What the task requires —
Return every line below as is, leaving out the pictures.

Recorded information —
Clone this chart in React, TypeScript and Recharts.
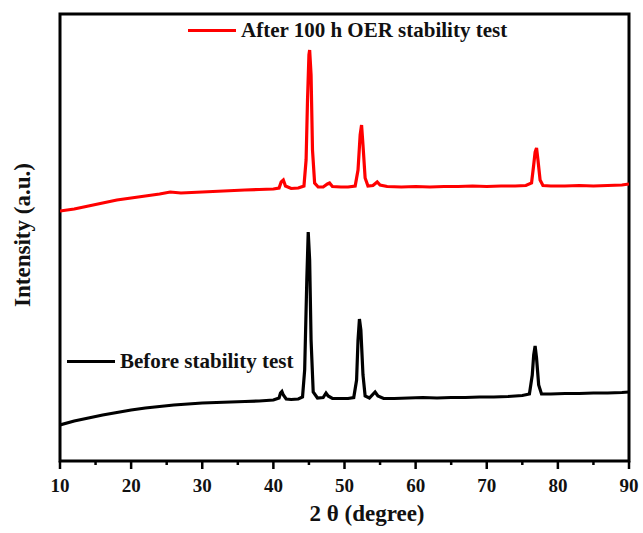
import { LineChart, Line, XAxis, YAxis, ReferenceArea } from 'recharts';

// 2θ positions and intensities (a.u.)
const redAngles = [
  10, 12, 14, 16, 18, 20, 22, 24, 25.5, 27, 30, 33, 36, 38, 40, 40.8, 41.1, 41.4, 41.7, 42.5,
  43.5, 44.3, 44.6, 44.8, 45.0, 45.1, 45.3, 45.5, 45.8, 46.3, 47.0, 47.6, 47.9, 48.3, 49.5,
  50.5, 51.5, 51.9, 52.2, 52.4, 52.6, 52.9, 53.3, 54.0, 54.6, 55.0, 56, 58, 60, 62, 64, 66,
  68, 70, 72, 74, 75.5, 76.3, 76.6, 76.8, 77.0, 77.2, 77.5, 77.9, 79, 81, 83, 85, 87, 89, 90,
];
const redIntensity = [
  250, 252, 255, 258, 261, 263, 265, 267, 269, 268, 269, 270, 271, 271.5, 272, 273, 279, 281, 275, 272.5,
  273, 275, 301, 361, 406, 411, 386, 311, 278, 274, 274, 277, 278, 274.5, 274,
  274, 275, 291, 326, 336, 316, 283, 275, 275.5, 279, 276, 274.5, 274, 274.5, 274, 274.5, 274.5,
  275, 274.5, 275, 275, 275.5, 278, 296, 309, 313, 301, 281, 275.5, 275, 275, 275.5, 275, 275.5, 276, 277,
];

const blackAngles = [
  10, 12, 14, 16, 18, 20, 22, 24, 26, 28, 30, 32, 34, 36, 38, 40, 40.8, 41.0, 41.2, 41.4,
  41.8, 42.5, 43.5, 44.1, 44.4, 44.7, 44.9, 45.1, 45.3, 45.6, 46.2, 47.0, 47.4, 47.7, 48.3,
  49.5, 50.5, 51.3, 51.7, 51.9, 52.1, 52.3, 52.6, 52.9, 53.5, 54.3, 54.7, 55.5, 57, 59, 61,
  63, 65, 67, 69, 71, 73, 75, 76.0, 76.4, 76.6, 76.8, 77.0, 77.3, 77.7, 79, 81, 83, 85, 87, 89, 90,
];
const blackIntensity = [
  36, 40, 43, 46, 48.5, 51, 53, 54.5, 56, 57, 58, 58.5, 59, 59.5, 60, 61, 63, 68, 69.5, 66,
  62, 61.5, 62, 64, 91, 181, 229, 201, 121, 69, 63, 63.5, 68, 65, 62.5,
  62.5, 62.5, 63.5, 81, 121, 142, 131, 86, 65, 63, 69, 65, 62.5, 62.5, 63, 63.5,
  63, 63.5, 63.5, 64, 64, 64.5, 65.5, 67, 86, 106, 115, 103, 76, 67, 67, 67.5, 67.5, 68, 68, 68.5, 69,
];

const xTicks = [10, 15, 20, 25, 30, 35, 40, 45, 50, 55, 60, 65, 70, 75, 80, 85, 90];

const redData = redAngles.map((a, i) => ({ angle: a, value: redIntensity[i] }));
const blackData = blackAngles.map((a, i) => ({ angle: a, value: blackIntensity[i] }));

const FONT = '"Liberation Serif", "Times New Roman", serif';

function AxisTick(props: any) {
  const { x, y, payload } = props;
  const major = payload.value % 10 === 0;
  return (
    <g>
      <line x1={x} x2={x} y1={y} y2={y + (major ? 8 : 4)} stroke="#000" strokeWidth={2.5} />
      {major && (
        <text x={x} y={y + 31} textAnchor="middle" fontFamily={FONT} fontWeight="bold" fontSize={19} fill="#111">
          {payload.value}
        </text>
      )}
    </g>
  );
}

function LegendRow({ color, label, left, top }: { color: string; label: string; left: number; top: number }) {
  return (
    <div style={{ position: 'absolute', left, top, display: 'flex', alignItems: 'center', fontFamily: FONT, fontWeight: 'bold', fontSize: 21, color: '#111', whiteSpace: 'nowrap' }}>
      <div style={{ width: 48, height: 3, background: color, marginRight: 5 }} />
      <span>{label}</span>
    </div>
  );
}

export default function App() {
  return (
    <div style={{ position: 'absolute', left: 0, top: 0, width: 643, height: 533, background: '#fff' }}>
      <LineChart width={643} height={533} margin={{ top: 14, right: 14, left: 60, bottom: 42 }}>
        <XAxis
          dataKey="angle"
          type="number"
          domain={[10, 90]}
          ticks={xTicks}
          interval={0}
          allowDataOverflow
          height={30}
          tickSize={0}
          tickMargin={0}
          tickLine={false}
          axisLine={false}
          tick={<AxisTick />}
        />
        <YAxis type="number" domain={[0, 447]} hide allowDataOverflow />
        <Line data={blackData} dataKey="value" stroke="#000" strokeWidth={3.2} dot={false} isAnimationActive={false} type="linear" />
        <Line data={redData} dataKey="value" stroke="#ff0000" strokeWidth={3.2} dot={false} isAnimationActive={false} type="linear" />
        <ReferenceArea x1={10} x2={90} y1={0} y2={447} fill="none" stroke="#000" strokeWidth={3} ifOverflow="visible" />
      </LineChart>
      <LegendRow color="#ff0000" label="After 100 h OER stability test" left={188} top={18} />
      <LegendRow color="#000" label="Before stability test" left={67} top={349} />
      <div style={{ position: 'absolute', left: 367, top: 501, transform: 'translateX(-50%)', whiteSpace: 'nowrap', fontFamily: FONT, fontWeight: 'bold', fontSize: 23, color: '#111' }}>
        2 θ (degree)
      </div>
      <div style={{ position: 'absolute', left: 23, top: 235, transform: 'translate(-50%, -50%) rotate(-90deg)', whiteSpace: 'nowrap', fontFamily: FONT, fontWeight: 'bold', fontSize: 23, color: '#111' }}>
        Intensity (a.u.)
      </div>
    </div>
  );
}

Result of this task —
Clone this chart in React, TypeScript and Recharts.
import { LineChart, Line, XAxis, YAxis, ReferenceArea } from 'recharts';

// 2θ positions and intensities (a.u.)
const redAngles = [
  10, 12, 14, 16, 18, 20, 22, 24, 25.5, 27, 30, 33, 36, 38, 40, 40.8, 41.1, 41.4, 41.7, 42.5,
  43.5, 44.3, 44.6, 44.8, 45.0, 45.1, 45.3, 45.5, 45.8, 46.3, 47.0, 47.6, 47.9, 48.3, 49.5,
  50.5, 51.5, 51.9, 52.2, 52.4, 52.6, 52.9, 53.3, 54.0, 54.6, 55.0, 56, 58, 60, 62, 64, 66,
  68, 70, 72, 74, 75.5, 76.3, 76.6, 76.8, 77.0, 77.2, 77.5, 77.9, 79, 81, 83, 85, 87, 89, 90,
];
const redIntensity = [
  250, 252, 255, 258, 261, 263, 265, 267, 269, 268, 269, 270, 271, 271.5, 272, 273, 279, 281, 275, 272.5,
  273, 275, 301, 361, 406, 411, 386, 311, 278, 274, 274, 277, 278, 274.5, 274,
  274, 275, 291, 326, 336, 316, 283, 275, 275.5, 279, 276, 274.5, 274, 274.5, 274, 274.5, 274.5,
  275, 274.5, 275, 275, 275.5, 278, 296, 309, 313, 301, 281, 275.5, 275, 275, 275.5, 275, 275.5, 276, 277,
];

const blackAngles = [
  10, 12, 14, 16, 18, 20, 22, 24, 26, 28, 30, 32, 34, 36, 38, 40, 40.8, 41.0, 41.2, 41.4,
  41.8, 42.5, 43.5, 44.1, 44.4, 44.7, 44.9, 45.1, 45.3, 45.6, 46.2, 47.0, 47.4, 47.7, 48.3,
  49.5, 50.5, 51.3, 51.7, 51.9, 52.1, 52.3, 52.6, 52.9, 53.5, 54.3, 54.7, 55.5, 57, 59, 61,
  63, 65, 67, 69, 71, 73, 75, 76.0, 76.4, 76.6, 76.8, 77.0, 77.3, 77.7, 79, 81, 83, 85, 87, 89, 90,
];
const blackIntensity = [
  36, 40, 43, 46, 48.5, 51, 53, 54.5, 56, 57, 58, 58.5, 59, 59.5, 60, 61, 63, 68, 69.5, 66,
  62, 61.5, 62, 64, 91, 181, 229, 201, 121, 69, 63, 63.5, 68, 65, 62.5,
  62.5, 62.5, 63.5, 81, 121, 142, 131, 86, 65, 63, 69, 65, 62.5, 62.5, 63, 63.5,
  63, 63.5, 63.5, 64, 64, 64.5, 65.5, 67, 86, 106, 115, 103, 76, 67, 67, 67.5, 67.5, 68, 68, 68.5, 69,
];

const xTicks = [10, 15, 20, 25, 30, 35, 40, 45, 50, 55, 60, 65, 70, 75, 80, 85, 90];

const redData = redAngles.map((a, i) => ({ angle: a, value: redIntensity[i] }));
const blackData = blackAngles.map((a, i) => ({ angle: a, value: blackIntensity[i] }));

const FONT = '"Liberation Serif", "Times New Roman", serif';

function AxisTick(props: any) {
  const { x, y, payload } = props;
  const major = payload.value % 10 === 0;
  return (
    <g>
      <line x1={x} x2={x} y1={y} y2={y + (major ? 8 : 4)} stroke="#000" strokeWidth={2.5} />
      {major && (
        <text x={x} y={y + 31} textAnchor="middle" fontFamily={FONT} fontWeight="bold" fontSize={19} fill="#111">
          {payload.value}
        </text>
      )}
    </g>
  );
}

function LegendRow({ color, label, left, top }: { color: string; label: string; left: number; top: number }) {
  return (
    <div style={{ position: 'absolute', left, top, display: 'flex', alignItems: 'center', fontFamily: FONT, fontWeight: 'bold', fontSize: 21, color: '#111', whiteSpace: 'nowrap' }}>
      <div style={{ width: 48, height: 3, background: color, marginRight: 5 }} />
      <span>{label}</span>
    </div>
  );
}

export default function App() {
  return (
    <div style={{ position: 'absolute', left: 0, top: 0, width: 643, height: 533, background: '#fff' }}>
      <LineChart width={643} height={533} margin={{ top: 14, right: 14, left: 60, bottom: 42 }}>
        <XAxis
          dataKey="angle"
          type="number"
          domain={[10, 90]}
          ticks={xTicks}
          interval={0}
          allowDataOverflow
          height={30}
          tickSize={0}
          tickMargin={0}
          tickLine={false}
          axisLine={false}
          tick={<AxisTick />}
        />
        <YAxis type="number" domain={[0, 447]} hide allowDataOverflow />
        <Line data={blackData} dataKey="value" stroke="#000" strokeWidth={3.2} dot={false} isAnimationActive={false} type="linear" />
        <Line data={redData} dataKey="value" stroke="#ff0000" strokeWidth={3.2} dot={false} isAnimationActive={false} type="linear" />
        <ReferenceArea x1={10} x2={90} y1={0} y2={447} fill="none" stroke="#000" strokeWidth={3} ifOverflow="visible" />
      </LineChart>
      <LegendRow color="#ff0000" label="After 100 h OER stability test" left={188} top={18} />
      <LegendRow color="#000" label="Before stability test" left={67} top={349} />
      <div style={{ position: 'absolute', left: 367, top: 501, transform: 'translateX(-50%)', whiteSpace: 'nowrap', fontFamily: FONT, fontWeight: 'bold', fontSize: 23, color: '#111' }}>
        2 θ (degree)
      </div>
      <div style={{ position: 'absolute', left: 23, top: 235, transform: 'translate(-50%, -50%) rotate(-90deg)', whiteSpace: 'nowrap', fontFamily: FONT, fontWeight: 'bold', fontSize: 23, color: '#111' }}>
        Intensity (a.u.)
      </div>
    </div>
  );
}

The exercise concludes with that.